La cinquième édition du Sommet des Amériques s’est déroulée le 18 et le 19 avril à Port of Spain, capitale du petit Etat anglophone caribéen de Trinité-et-Tobago. L’événement a réuni 34 pays membres de l’Organisation des Etats américains (OEA) [1]. Cuba, exclue de cette dernière depuis 1962, n’était pas représentée.
De cette rencontre - la première entre les chefs d’Etat et de gouvernement des pays d’Amérique latine et des Caraïbes et la nouvelle administration des Etats-Unis - les médias ont surtout retenu les images de cordialité offertes par les présidents Hugo Chávez et Barack Obama. Celles, en particulier, montrant le président vénézuélien offrir à son homologue étasunien le célèbre ouvrage de l’écrivain uruguayen Eduardo Galeano, Les Veines ouvertes de l’Amérique latine, publié en 1971, ont fait le tour du monde. Ce livre, d’inspiration marxiste, qui retrace l’histoire de l’exploitation et de la mise à sac de l’Amérique latine par les puissances européennes depuis le XVème siècle, puis par les Etats-Unis dans la période moderne, a atteint, dans les heures qui ont suivi la diffusion des images, la seconde place des ventes de livres aux Etats-Unis via Amazon !
Au-delà de ces gestes forts et symboliques, des conclusions plus politiques doivent être tirées. Ce Sommet n’a pas été emporté par l’« effet Obama » comme on a pu le lire dans la plupart des journaux. Il a, au contraire, sanctionné un nouveau rapport de forces sur le continent, plus favorable aux gouvernements progressistes.
La non signature du projet de déclaration finale, peu commentée par les médias, illustre cette nouvelle réalité. Le texte, préparé de longue date, a été rejeté car les sept pays membres de l’Alba présents à Port of Spain ont refusé, avec le soutien unanime de l’ensemble des autres pays latino-américains et caraïbes, de cautionner un document qui ne demandait pas la levée de l’embargo imposé par les Etats-Unis à Cuba et la réintégration de cette dernière au sein de l’OEA. Il s’agit bel et bien d’un tournant dans les relations politiques et diplomatiques entre ces pays et les Etats-Unis.
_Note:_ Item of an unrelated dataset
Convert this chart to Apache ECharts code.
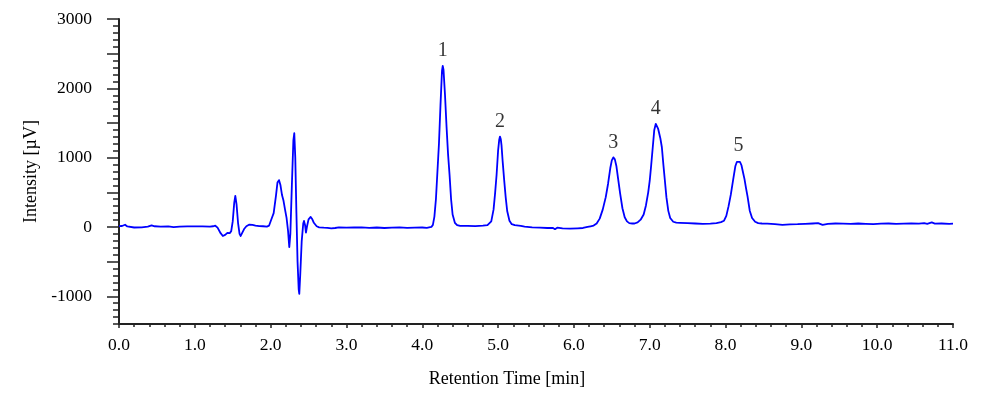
<!DOCTYPE html>
<html>
<head>
<meta charset="utf-8">
<script src="https://cdn.jsdelivr.net/npm/echarts@6/dist/echarts.min.js"></script>
<style>
  html, body { margin: 0; padding: 0; background: #ffffff; }
  #chart { width: 988px; height: 397px; }
</style>
</head>
<body>
<div id="chart"></div>
<script>
// Retention time (min)
const times = [
  0.00, 0.04, 0.08, 0.11, 0.20, 0.30, 0.38, 0.43, 0.47, 0.55, 0.65, 0.72, 0.80, 0.90, 1.00, 1.10, 1.20,
  1.24, 1.27, 1.30, 1.34, 1.37, 1.40, 1.43, 1.46, 1.48, 1.50, 1.52, 1.534, 1.55, 1.57, 1.59, 1.605, 1.62,
  1.65, 1.68, 1.72, 1.76, 1.80, 1.85, 1.90, 1.95, 1.98, 2.01, 2.04, 2.07, 2.09, 2.11, 2.13, 2.15, 2.17,
  2.19, 2.21, 2.23, 2.246, 2.26, 2.28, 2.30, 2.312, 2.325, 2.34, 2.355, 2.37, 2.378, 2.39, 2.41, 2.43,
  2.44, 2.455, 2.466, 2.48, 2.50, 2.528, 2.55, 2.57, 2.607, 2.64, 2.70, 2.75, 2.80, 2.85, 2.90, 3.00,
  3.10, 3.20, 3.30, 3.40, 3.50, 3.60, 3.70, 3.80, 3.90, 4.00, 4.06,
  4.12, 4.14, 4.16, 4.18, 4.20, 4.22, 4.24, 4.26, 4.27, 4.28, 4.30, 4.32, 4.34, 4.36, 4.38, 4.40, 4.43,
  4.46, 4.50, 4.60, 4.70, 4.80, 4.86,
  4.88, 4.91, 4.94, 4.96, 4.98, 5.00, 5.015, 5.025, 5.035, 5.045, 5.06, 5.08, 5.10, 5.12, 5.15, 5.18, 5.22, 5.30,
  5.35, 5.45, 5.55, 5.65, 5.72, 5.75, 5.78, 5.85, 5.95, 6.05, 6.12, 6.18, 6.22,
  6.26, 6.30, 6.34, 6.38, 6.42, 6.45, 6.48, 6.50, 6.52, 6.54, 6.56, 6.58, 6.61, 6.64, 6.67, 6.70, 6.73, 6.77,
  6.80, 6.84, 6.88, 6.92, 6.95, 6.98, 7.00, 7.02, 7.04, 7.06, 7.08, 7.095, 7.11, 7.14, 7.16, 7.18, 7.20, 7.22, 7.245, 7.27, 7.31, 7.35,
  7.40, 7.50, 7.60, 7.70, 7.80, 7.88, 7.94,
  7.98, 8.01, 8.04, 8.07, 8.10, 8.13, 8.15, 8.17, 8.19, 8.21, 8.23, 8.25, 8.27, 8.29, 8.32, 8.35, 8.39, 8.43, 8.48,
  8.55, 8.65, 8.75, 8.85, 8.95, 9.05, 9.15, 9.22, 9.28, 9.35, 9.45, 9.55, 9.65, 9.75, 9.85, 9.95,
  10.05, 10.15, 10.25, 10.35, 10.45, 10.55, 10.62, 10.66, 10.72, 10.76, 10.85, 10.95, 11.00
];
// Intensity (µV)
const intensity = [
  12, 14, 32, 8, -8, -5, 5, 22, 10, 5, 8, -2, 6, 8, 7, 9, 4,
  10, 18, -10, -90, -130, -115, -85, -90, -60, 80, 350, 449, 330, 60, -100, -130, -110,
  -30, 10, 35, 30, 18, 12, 10, 5, 20, 111, 200, 450, 640, 676, 600, 460, 377,
  250, 130, -60, -290, -100, 600, 1250, 1352, 1000, 200, -500, -900, -966, -700, -200, 50,
  87, 20, -82, 10, 110, 145, 110, 60, 10, -5, -10, -12, -20, -15, -5, -10,
  -8, -5, -12, -8, -15, -10, -5, -12, -10, -8, -12,
  0, 30, 150, 400, 800, 1200, 1750, 2250, 2323, 2270, 1900, 1450, 1050, 750, 400, 180, 60,
  25, 15, 15, 12, 18, 25,
  30, 80, 250, 480, 750, 1100, 1260, 1304, 1270, 1180, 950, 680, 430, 230, 90, 40, 25, 15,
  5, -5, -10, -15, -12, -32, -10, -20, -25, -20, -15, 0, 10,
  20, 50, 120, 250, 430, 620, 850, 960, 1004, 975, 880, 720, 480, 270, 140, 80, 55, 50,
  50, 65, 105, 180, 310, 500, 667, 900, 1150, 1400, 1488, 1470, 1420, 1280, 1150, 900, 667, 430, 232, 130, 75, 62,
  60, 55, 50, 45, 48, 55, 70,
  90, 160, 300, 470, 680, 880, 940, 957, 940, 890, 790, 690, 560, 440, 230, 130, 75, 55, 50,
  48, 42, 30, 38, 40, 45, 50, 55, 30, 45, 50, 48, 45, 50, 45, 42,
  48, 50, 45, 48, 52, 48, 55, 45, 65, 48, 50, 45, 48
];
// Peak annotations (apex positions)
const peakLabels = ['1', '2', '3', '4', '5'];
const peakTimes = [4.27, 5.025, 6.52, 7.08, 8.17];
const peakHeights = [2323, 1304, 1004, 1488, 957];

// Axis tick values
const yLabelValues = [-1000, 0, 1000, 2000, 3000];
const yMajorTickValues = [-1000, -500, 0, 500, 1000, 1500, 2000, 2500, 3000];
const yMinorTickValues = [];
for (let v = -1400; v <= 3000; v += 100) yMinorTickValues.push(v);

const FONT = '"Liberation Serif", "Times New Roman", serif';

const lineData = times.map((t, i) => [t, intensity[i]]);
const peakData = peakTimes.map((t, i) => [t, peakHeights[i], peakLabels[i]]);

const chart = echarts.init(document.getElementById('chart'), null, { renderer: 'canvas' });
chart.setOption({
  animation: false,
  backgroundColor: '#ffffff',
  grid: { left: 119, right: 35, top: 19, bottom: 73, containLabel: false },
  xAxis: {
    type: 'value',
    min: 0, max: 11, interval: 1,
    name: 'Retention Time [min]',
    nameLocation: 'middle',
    nameGap: 46,
    nameTextStyle: { fontFamily: FONT, fontSize: 18, color: '#000', padding: [0, 58, 0, 0] },
    axisLine: { onZero: false, lineStyle: { color: '#222', width: 2 } },
    axisTick: { show: true, length: 4, lineStyle: { color: '#222', width: 1.5 } },
    minorTick: { show: true, splitNumber: 5, length: 3, lineStyle: { color: '#222', width: 1.5 } },
    axisLabel: { fontFamily: FONT, fontSize: 17.5, color: '#000', margin: 12,
      formatter: v => v.toFixed(1) },
    splitLine: { show: false }
  },
  yAxis: [{
    type: 'value',
    min: -1400, max: 3000,
    position: 'left',
    name: 'Intensity [µV]',
    nameLocation: 'middle',
    nameGap: 78,
    nameTextStyle: { fontFamily: FONT, fontSize: 18, color: '#000' },
    axisLine: { show: true, onZero: false, lineStyle: { color: '#222', width: 2 } },
    axisTick: { show: true, length: 12, customValues: yMajorTickValues, lineStyle: { color: '#222', width: 1.5 } },
    axisLabel: { fontFamily: FONT, fontSize: 17.5, color: '#000', margin: 27, customValues: yLabelValues,
      formatter: v => String(v) },
    splitLine: { show: false }
  }, {
    type: 'value',
    min: -1400, max: 3000,
    position: 'left',
    axisLine: { show: false },
    axisTick: { show: true, length: 6, customValues: yMinorTickValues, lineStyle: { color: '#222', width: 1.5 } },
    axisLabel: { show: false },
    splitLine: { show: false }
  }],
  series: [{
    type: 'line',
    data: lineData,
    showSymbol: false,
    smooth: false,
    lineStyle: { color: '#0000ff', width: 1.8, join: 'round' },
    silent: true
  }, {
    type: 'scatter',
    data: peakData,
    symbolSize: 0,
    silent: true,
    label: {
      show: true, position: 'top', distance: 5,
      fontFamily: FONT, fontSize: 20, color: '#000',
      formatter: p => p.value[2]
    }
  }]
});
</script>
</body>
</html>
Afin de préserver les formes, un compromis a été, in fine, trouvé : le texte a finalement été signé, mais seulement par Patrick Manning, Premier ministre du pays d’accueil et, à ce titre, président du Sommet.
D’autres raisons ont conduit au rejet de ce projet de déclaration. Les pays de l’Alba ont refusé de s’associer à un document faisant la part belle, malgré la crise économique dont les Etats-Unis sont les premiers responsables, au commerce mondial, au libre-échange et au rôle des institutions financières internationales.
De même, ils se sont opposés, notamment par la voix de la Bolivie, à soutenir l’idée que les agro-carburants pouvaient fournir une solution à la crise énergétique mondiale.
Les gouvernements de la gauche latino-américaine sont aujourd’hui en mesure de faire entendre leur voix face aux Etats-Unis. Les décideurs de Washington, handicapés par une crise économique et sociale majeure, et par le bilan désastreux d’une décennie marquée par la présidence de George W. Bush, sont divisés sur l’attitude à adopter face aux pays latino-américains. Si Barack Obama semble conscient de la réduction de ses marges de manœuvres, il doit aussi faire face à une forte pression de l’Establishment. Ainsi, les propos de plusieurs sénateurs républicains qualifiant le président étasunien d’« irresponsable » pour avoir serré la main de l’ « un des dirigeants les plus antiaméricains du monde entier [2] » indiquent que ce dernier n’aura pas les mains totalement libres sur ce dossier.
Les pays de l’Alba sont aussi en pointe dans le refus politique de voir la destinée du monde laissée entre les mains d’un directoire mondial, que celui-ci se nomme G 8 ou G 20. Bien qu’il soit difficile d’évaluer avec précision leur degré d’autonomie dans le contexte de la crise globale - certains étant très liés à l’économie des Etats-Unis -, il ne fait aucun doute qu’ils proposeront des mesures bien différentes de celles promues par le G 20.
C’est pour cette raison qu’ils ont décidé de répondre positivement à l’invitation du Père Miguel d’Escoto, président (nicaraguayen) en exercice de l’Assemblée générale des Nations unies, de participer à la Conférence des Nations unies sur la crise financière mondiale et ses effets sur le développement, qui aura lieu à New-York du 1er au 3 juin 2009.